Getting back to Pam’s story, when her novice contractor son orders too much material at the same store, and charing it on the school account, it gets noticed by someone who works at the store and is related to Bob’s wife. The employee calls Bob while he’s on a golf course and asks about the order. Materials like shower heads are being purhchased and charged to the school. When Pam shows up to work the next morning, there’s a meeting going on in a private office next to hers, with the parents on the school committee, to decide what should be done. Pam has just been caught with her hand in the cookie jar and Frank is brought in, as the sort of fixer, to handle the problem. He talks with the parents, then leaves them to discuss the situation with the school accountant.

 

Watching him work his magic over both this accountant and then the parents is a thing of genius. When he goes in to see the accountant, Phil, the man is a mess and freaking out about how he is so screwed for not catching this.

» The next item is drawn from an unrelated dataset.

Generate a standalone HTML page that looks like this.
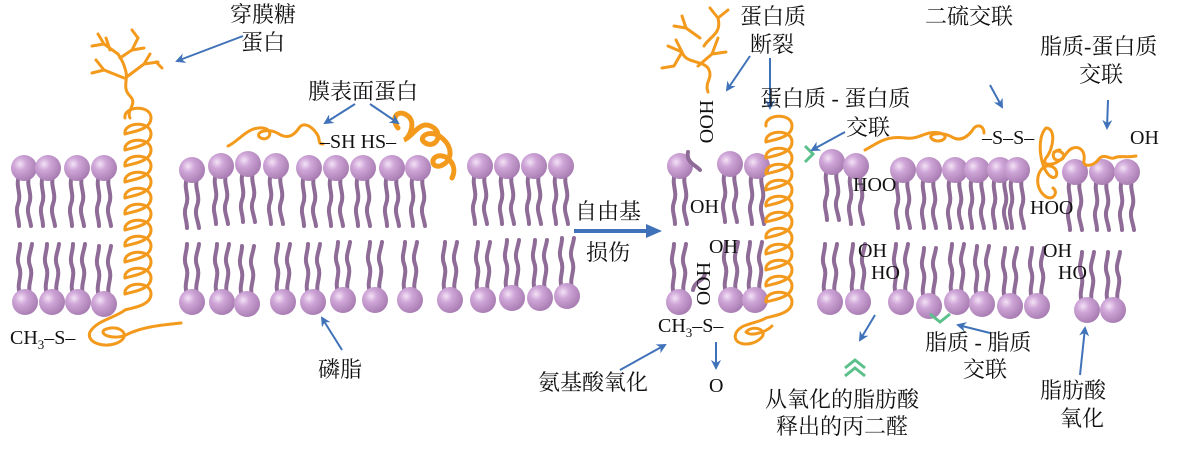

Tossone immediately makes Phil feel like he’s in charge (he even has Phil repeat it,) and explains what they are going to do about the situation. He tells Phil that Pam is their friend and she made a mistake, nothing more. Then he brings the idea of how this scandal can hurt both the kids college admissions and real estate value of Roslyn homes to the board, and again convinces them to do exactly what he has in mind. The final meeting he takes is with Pam, herself, and this time Tossone brings all the parents in with him. This meeting, too, is quite amazing. Frank starts by building her up, telling her what a great job she has done and how they are all appreciative, just to tear her right down. It’s very impressive.

 

Pam leaves and that closes the book on the first half of the movie. There’s still a whole other half left, and that newspaper reporting high school student, Rachel, is digging deeper and deeper on a story she had a hunch on that just keeps turning up new fascinating revelations. There’s a great surprise that happens when Rachel ventures into the city looking for answers. And the movie continues to unload on us, leading us down darker and more sinister alleys at all times. If Tossone is the protagonist or hero of the first half, then tables turn and Rachel becomes he hero of the second half. And the movie does it all by using a combination of bombshell surprises and fantastic conversation scenes. Those three in a row with Tossone at the time Pam’s secret was discovered were flawless, but another great one comes when Tossone and Rachel sit down together, after her trip into the city. It’s the kind of scene most movies wouldn’t dare to give us. They would hint at it, and have the characters approach each other, only for a deaux ex-machina, like a fire drill alarm, being used to get them out of it. Not this movie.. Bad Education goes for the guts every chance it can get. Even after the villains are brought down, the story still continues to show us all of the consequences. And we eat up every minute of it, wanting this thing to keep going and wanting to learn as much as we can. It’s just that gripping and well-made of a movie.